JOB:
Pictures stay out. Extract the lines below from the first one through the line with "const labelAt = [167.5, -1.53];", both included.

DATASET ENTRIES:
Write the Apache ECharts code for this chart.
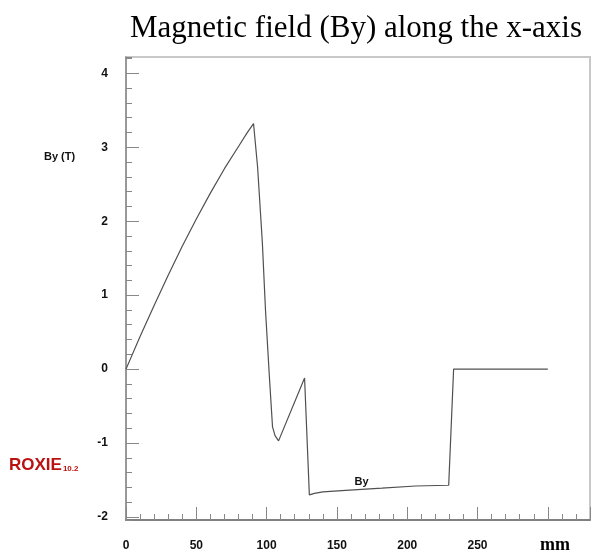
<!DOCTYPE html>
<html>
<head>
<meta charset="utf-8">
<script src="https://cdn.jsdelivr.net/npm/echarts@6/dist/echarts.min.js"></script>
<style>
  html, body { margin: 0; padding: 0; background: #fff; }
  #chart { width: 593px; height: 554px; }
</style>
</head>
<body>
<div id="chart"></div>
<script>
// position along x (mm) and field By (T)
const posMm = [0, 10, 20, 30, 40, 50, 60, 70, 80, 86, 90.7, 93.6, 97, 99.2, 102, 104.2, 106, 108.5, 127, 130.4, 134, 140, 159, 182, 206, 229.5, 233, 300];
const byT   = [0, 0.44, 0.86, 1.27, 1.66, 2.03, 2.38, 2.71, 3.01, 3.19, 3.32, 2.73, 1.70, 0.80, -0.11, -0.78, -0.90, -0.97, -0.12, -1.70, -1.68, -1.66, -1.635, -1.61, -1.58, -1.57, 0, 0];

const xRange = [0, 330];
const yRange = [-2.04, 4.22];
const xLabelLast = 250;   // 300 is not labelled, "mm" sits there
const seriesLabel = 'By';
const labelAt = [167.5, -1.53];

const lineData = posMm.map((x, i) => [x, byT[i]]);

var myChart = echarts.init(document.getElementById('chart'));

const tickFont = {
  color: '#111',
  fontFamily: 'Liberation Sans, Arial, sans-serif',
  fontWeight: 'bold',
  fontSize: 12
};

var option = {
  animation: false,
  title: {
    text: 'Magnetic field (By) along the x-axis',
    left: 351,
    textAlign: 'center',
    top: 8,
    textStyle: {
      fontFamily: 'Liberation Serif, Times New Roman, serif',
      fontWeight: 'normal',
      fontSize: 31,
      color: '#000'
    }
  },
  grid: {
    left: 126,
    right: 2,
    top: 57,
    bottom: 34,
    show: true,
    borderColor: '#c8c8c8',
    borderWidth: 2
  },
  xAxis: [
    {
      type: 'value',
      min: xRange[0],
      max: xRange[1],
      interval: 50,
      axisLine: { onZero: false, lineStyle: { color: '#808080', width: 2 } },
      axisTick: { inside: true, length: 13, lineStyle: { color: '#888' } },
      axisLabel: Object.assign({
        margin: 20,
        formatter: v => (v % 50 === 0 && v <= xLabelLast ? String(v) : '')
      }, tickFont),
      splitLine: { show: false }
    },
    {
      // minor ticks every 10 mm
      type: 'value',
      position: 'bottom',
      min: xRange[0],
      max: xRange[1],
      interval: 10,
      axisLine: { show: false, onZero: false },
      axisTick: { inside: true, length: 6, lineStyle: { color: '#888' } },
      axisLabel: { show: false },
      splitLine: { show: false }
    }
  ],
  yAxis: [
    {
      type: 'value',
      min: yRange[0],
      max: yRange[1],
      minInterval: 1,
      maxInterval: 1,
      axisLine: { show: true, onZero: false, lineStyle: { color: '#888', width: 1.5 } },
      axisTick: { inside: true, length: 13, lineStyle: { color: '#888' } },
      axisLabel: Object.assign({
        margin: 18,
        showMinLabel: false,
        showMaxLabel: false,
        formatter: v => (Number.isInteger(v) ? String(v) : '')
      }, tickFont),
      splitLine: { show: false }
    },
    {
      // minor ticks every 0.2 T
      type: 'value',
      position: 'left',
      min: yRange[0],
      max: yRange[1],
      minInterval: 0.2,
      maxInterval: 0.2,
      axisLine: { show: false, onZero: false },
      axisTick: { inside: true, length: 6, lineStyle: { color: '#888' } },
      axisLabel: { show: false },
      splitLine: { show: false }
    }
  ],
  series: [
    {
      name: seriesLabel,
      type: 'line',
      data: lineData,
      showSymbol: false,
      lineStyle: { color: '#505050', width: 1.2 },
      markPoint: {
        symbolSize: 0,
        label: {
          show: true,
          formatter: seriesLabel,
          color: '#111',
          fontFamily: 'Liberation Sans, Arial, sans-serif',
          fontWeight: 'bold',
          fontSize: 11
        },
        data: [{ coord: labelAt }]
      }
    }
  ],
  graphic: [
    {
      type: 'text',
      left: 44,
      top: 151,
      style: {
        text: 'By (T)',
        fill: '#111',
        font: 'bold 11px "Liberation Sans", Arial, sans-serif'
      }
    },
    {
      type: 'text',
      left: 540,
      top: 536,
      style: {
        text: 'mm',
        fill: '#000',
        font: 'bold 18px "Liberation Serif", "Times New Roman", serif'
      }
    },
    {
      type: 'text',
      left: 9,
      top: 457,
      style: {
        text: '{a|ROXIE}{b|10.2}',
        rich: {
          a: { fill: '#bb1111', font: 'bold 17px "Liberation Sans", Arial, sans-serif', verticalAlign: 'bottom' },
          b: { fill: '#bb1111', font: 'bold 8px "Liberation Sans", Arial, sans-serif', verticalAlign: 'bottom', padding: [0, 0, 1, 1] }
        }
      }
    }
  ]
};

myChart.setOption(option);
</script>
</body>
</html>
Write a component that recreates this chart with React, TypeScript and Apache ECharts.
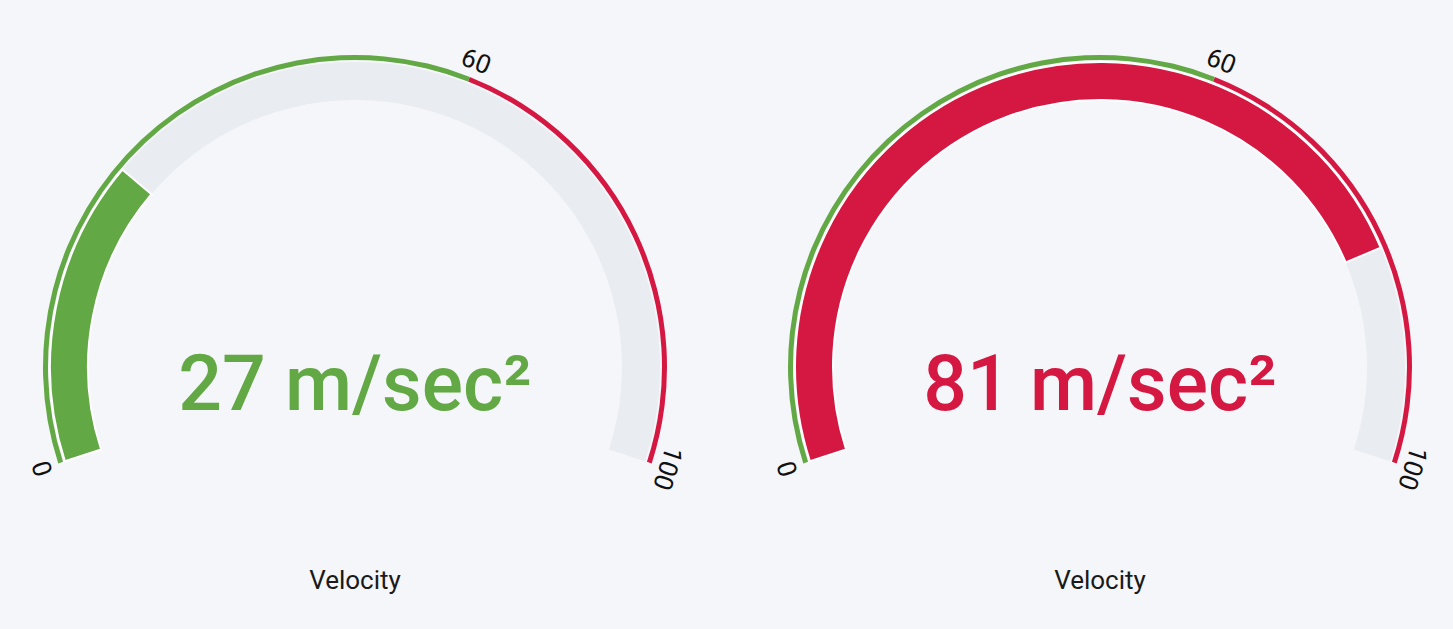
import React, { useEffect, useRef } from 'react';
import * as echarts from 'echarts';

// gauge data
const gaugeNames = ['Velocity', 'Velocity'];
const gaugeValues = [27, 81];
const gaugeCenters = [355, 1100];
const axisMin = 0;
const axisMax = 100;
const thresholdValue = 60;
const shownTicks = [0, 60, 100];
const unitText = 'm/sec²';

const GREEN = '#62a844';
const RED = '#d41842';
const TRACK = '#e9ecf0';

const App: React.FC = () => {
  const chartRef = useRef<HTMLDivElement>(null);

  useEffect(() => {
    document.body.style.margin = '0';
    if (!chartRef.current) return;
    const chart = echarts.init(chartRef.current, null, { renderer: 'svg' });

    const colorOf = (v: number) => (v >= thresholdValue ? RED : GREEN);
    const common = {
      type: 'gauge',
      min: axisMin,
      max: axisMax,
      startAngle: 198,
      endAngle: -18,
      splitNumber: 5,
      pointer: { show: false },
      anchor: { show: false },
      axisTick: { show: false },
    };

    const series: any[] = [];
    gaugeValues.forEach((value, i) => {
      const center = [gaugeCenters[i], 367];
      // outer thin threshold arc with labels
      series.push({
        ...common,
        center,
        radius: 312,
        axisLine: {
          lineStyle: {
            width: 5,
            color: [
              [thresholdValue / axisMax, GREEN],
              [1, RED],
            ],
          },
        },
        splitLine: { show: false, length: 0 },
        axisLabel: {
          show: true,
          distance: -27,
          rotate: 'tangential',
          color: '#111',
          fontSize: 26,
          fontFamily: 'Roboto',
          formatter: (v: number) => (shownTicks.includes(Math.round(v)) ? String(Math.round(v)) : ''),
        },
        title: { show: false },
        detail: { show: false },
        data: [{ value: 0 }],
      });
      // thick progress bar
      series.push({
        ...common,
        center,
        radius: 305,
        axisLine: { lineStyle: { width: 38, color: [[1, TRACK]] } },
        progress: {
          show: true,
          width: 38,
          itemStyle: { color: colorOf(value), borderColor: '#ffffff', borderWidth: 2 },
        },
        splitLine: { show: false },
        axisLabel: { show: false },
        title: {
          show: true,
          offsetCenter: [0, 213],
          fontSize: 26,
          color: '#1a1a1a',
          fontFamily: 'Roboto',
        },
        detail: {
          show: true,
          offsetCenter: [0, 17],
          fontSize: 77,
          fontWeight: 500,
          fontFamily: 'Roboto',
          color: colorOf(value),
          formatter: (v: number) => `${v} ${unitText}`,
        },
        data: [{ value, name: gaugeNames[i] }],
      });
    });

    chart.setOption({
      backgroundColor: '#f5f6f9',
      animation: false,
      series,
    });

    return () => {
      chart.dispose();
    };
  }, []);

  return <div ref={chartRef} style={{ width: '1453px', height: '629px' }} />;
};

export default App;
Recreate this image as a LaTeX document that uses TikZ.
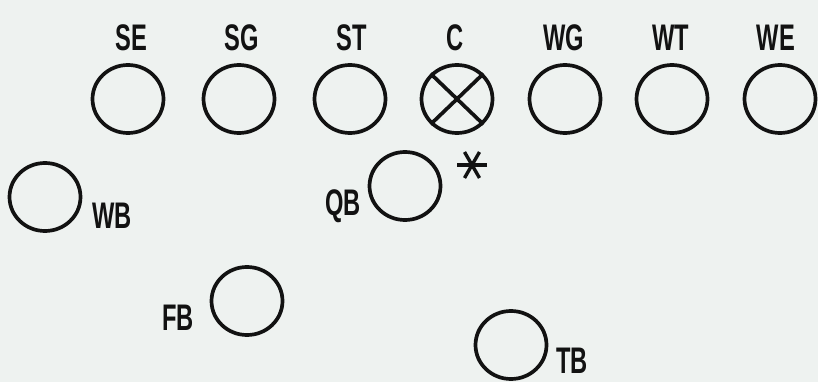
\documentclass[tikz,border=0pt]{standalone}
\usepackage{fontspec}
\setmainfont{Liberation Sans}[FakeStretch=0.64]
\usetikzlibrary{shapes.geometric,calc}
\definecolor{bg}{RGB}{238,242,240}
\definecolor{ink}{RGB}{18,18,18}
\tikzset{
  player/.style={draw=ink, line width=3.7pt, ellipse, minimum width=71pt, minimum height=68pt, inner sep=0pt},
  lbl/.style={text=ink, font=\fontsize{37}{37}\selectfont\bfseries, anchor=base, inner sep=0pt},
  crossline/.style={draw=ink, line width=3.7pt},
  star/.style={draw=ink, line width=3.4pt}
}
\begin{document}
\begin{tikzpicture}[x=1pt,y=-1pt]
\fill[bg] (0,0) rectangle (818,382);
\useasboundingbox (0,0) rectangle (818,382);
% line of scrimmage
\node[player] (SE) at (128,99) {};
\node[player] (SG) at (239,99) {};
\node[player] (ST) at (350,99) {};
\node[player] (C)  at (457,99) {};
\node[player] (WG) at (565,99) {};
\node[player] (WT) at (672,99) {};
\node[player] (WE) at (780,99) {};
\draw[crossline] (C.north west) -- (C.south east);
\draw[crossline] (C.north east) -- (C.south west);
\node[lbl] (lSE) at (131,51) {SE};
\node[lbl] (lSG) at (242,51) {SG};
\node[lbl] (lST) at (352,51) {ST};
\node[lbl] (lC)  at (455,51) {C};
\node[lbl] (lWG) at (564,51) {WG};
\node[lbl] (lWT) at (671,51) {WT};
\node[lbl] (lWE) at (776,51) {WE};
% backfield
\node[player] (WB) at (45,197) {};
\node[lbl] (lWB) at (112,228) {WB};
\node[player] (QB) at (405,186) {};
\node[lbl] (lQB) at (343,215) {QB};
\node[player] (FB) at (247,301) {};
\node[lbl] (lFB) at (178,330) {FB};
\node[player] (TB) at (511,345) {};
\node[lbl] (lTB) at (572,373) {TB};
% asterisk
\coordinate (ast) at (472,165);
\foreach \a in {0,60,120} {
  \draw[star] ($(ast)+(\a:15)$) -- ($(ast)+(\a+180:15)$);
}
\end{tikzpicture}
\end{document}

FINISHED ANSWER:
Write the Apache ECharts code for this chart.
<!DOCTYPE html>
<html>
<head>
<meta charset="utf-8">
<script src="https://cdn.jsdelivr.net/npm/echarts@6/dist/echarts.min.js"></script>
<style>
  html, body { margin: 0; padding: 0; background: #fff; }
  #chart { width: 593px; height: 554px; }
</style>
</head>
<body>
<div id="chart"></div>
<script>
// position along x (mm) and field By (T)
const posMm = [0, 10, 20, 30, 40, 50, 60, 70, 80, 86, 90.7, 93.6, 97, 99.2, 102, 104.2, 106, 108.5, 127, 130.4, 134, 140, 159, 182, 206, 229.5, 233, 300];
const byT   = [0, 0.44, 0.86, 1.27, 1.66, 2.03, 2.38, 2.71, 3.01, 3.19, 3.32, 2.73, 1.70, 0.80, -0.11, -0.78, -0.90, -0.97, -0.12, -1.70, -1.68, -1.66, -1.635, -1.61, -1.58, -1.57, 0, 0];

const xRange = [0, 330];
const yRange = [-2.04, 4.22];
const xLabelLast = 250;   // 300 is not labelled, "mm" sits there
const seriesLabel = 'By';
const labelAt = [167.5, -1.53];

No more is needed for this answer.